## WHAT IS ASKED
Exact reproduction of the data is required, with images excluded.

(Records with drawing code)
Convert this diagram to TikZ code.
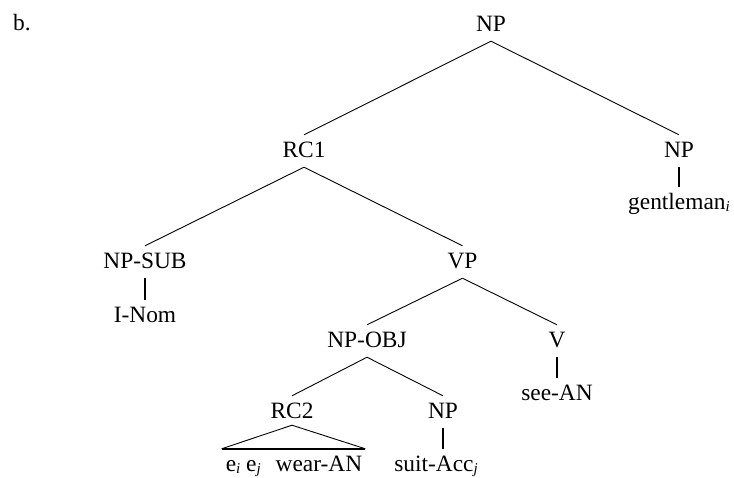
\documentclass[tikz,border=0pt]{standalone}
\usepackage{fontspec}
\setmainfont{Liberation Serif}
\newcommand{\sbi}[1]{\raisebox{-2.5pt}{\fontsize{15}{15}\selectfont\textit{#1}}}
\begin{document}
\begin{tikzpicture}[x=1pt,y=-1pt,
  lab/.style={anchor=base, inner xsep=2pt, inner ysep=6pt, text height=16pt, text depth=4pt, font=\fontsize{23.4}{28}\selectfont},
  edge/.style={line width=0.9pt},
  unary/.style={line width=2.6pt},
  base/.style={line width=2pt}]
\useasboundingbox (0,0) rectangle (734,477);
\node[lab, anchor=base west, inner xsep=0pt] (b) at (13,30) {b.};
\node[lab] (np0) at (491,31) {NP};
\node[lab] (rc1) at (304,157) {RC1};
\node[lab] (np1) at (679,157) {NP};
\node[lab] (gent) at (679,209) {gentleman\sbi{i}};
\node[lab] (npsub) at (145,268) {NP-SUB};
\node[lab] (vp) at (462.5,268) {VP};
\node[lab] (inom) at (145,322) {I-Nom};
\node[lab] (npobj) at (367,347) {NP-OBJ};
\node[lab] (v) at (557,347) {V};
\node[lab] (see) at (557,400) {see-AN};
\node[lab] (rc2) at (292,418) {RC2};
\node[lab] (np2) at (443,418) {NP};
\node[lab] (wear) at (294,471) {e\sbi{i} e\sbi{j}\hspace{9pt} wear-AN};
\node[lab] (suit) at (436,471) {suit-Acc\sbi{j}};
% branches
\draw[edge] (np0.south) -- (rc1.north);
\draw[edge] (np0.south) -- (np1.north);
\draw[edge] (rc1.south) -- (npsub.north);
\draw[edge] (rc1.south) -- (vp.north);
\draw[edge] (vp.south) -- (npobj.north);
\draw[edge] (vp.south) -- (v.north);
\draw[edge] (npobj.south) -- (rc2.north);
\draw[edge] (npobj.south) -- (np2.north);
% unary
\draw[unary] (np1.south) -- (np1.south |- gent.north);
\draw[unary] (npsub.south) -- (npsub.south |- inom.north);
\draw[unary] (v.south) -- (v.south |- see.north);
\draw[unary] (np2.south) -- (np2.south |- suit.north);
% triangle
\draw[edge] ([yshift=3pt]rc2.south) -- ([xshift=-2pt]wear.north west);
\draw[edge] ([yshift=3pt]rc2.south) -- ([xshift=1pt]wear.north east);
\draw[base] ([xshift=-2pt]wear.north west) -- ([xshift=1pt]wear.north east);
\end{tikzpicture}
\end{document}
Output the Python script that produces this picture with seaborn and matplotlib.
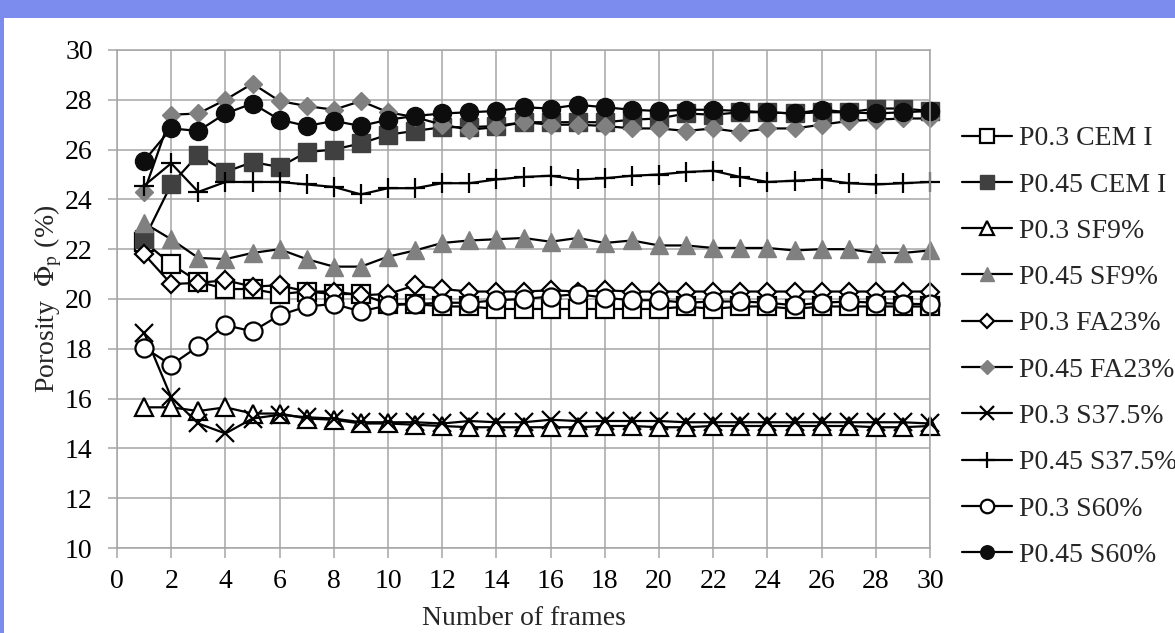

## TASK ANSWER
Convert this diagram to TikZ code.
\documentclass[tikz,border=0pt]{standalone}
\usepackage{fontspec}
\setmainfont{Liberation Serif}
\newcommand{\sbi}[1]{\raisebox{-2.5pt}{\fontsize{15}{15}\selectfont\textit{#1}}}
\begin{document}
\begin{tikzpicture}[x=1pt,y=-1pt,
  lab/.style={anchor=base, inner xsep=2pt, inner ysep=6pt, text height=16pt, text depth=4pt, font=\fontsize{23.4}{28}\selectfont},
  edge/.style={line width=0.9pt},
  unary/.style={line width=2.6pt},
  base/.style={line width=2pt}]
\useasboundingbox (0,0) rectangle (734,477);
\node[lab, anchor=base west, inner xsep=0pt] (b) at (13,30) {b.};
\node[lab] (np0) at (491,31) {NP};
\node[lab] (rc1) at (304,157) {RC1};
\node[lab] (np1) at (679,157) {NP};
\node[lab] (gent) at (679,209) {gentleman\sbi{i}};
\node[lab] (npsub) at (145,268) {NP-SUB};
\node[lab] (vp) at (462.5,268) {VP};
\node[lab] (inom) at (145,322) {I-Nom};
\node[lab] (npobj) at (367,347) {NP-OBJ};
\node[lab] (v) at (557,347) {V};
\node[lab] (see) at (557,400) {see-AN};
\node[lab] (rc2) at (292,418) {RC2};
\node[lab] (np2) at (443,418) {NP};
\node[lab] (wear) at (294,471) {e\sbi{i} e\sbi{j}\hspace{9pt} wear-AN};
\node[lab] (suit) at (436,471) {suit-Acc\sbi{j}};
% branches
\draw[edge] (np0.south) -- (rc1.north);
\draw[edge] (np0.south) -- (np1.north);
\draw[edge] (rc1.south) -- (npsub.north);
\draw[edge] (rc1.south) -- (vp.north);
\draw[edge] (vp.south) -- (npobj.north);
\draw[edge] (vp.south) -- (v.north);
\draw[edge] (npobj.south) -- (rc2.north);
\draw[edge] (npobj.south) -- (np2.north);
% unary
\draw[unary] (np1.south) -- (np1.south |- gent.north);
\draw[unary] (npsub.south) -- (npsub.south |- inom.north);
\draw[unary] (v.south) -- (v.south |- see.north);
\draw[unary] (np2.south) -- (np2.south |- suit.north);
% triangle
\draw[edge] ([yshift=3pt]rc2.south) -- ([xshift=-2pt]wear.north west);
\draw[edge] ([yshift=3pt]rc2.south) -- ([xshift=1pt]wear.north east);
\draw[base] ([xshift=-2pt]wear.north west) -- ([xshift=1pt]wear.north east);
\end{tikzpicture}
\end{document}
Output the Python script that produces this picture with seaborn and matplotlib.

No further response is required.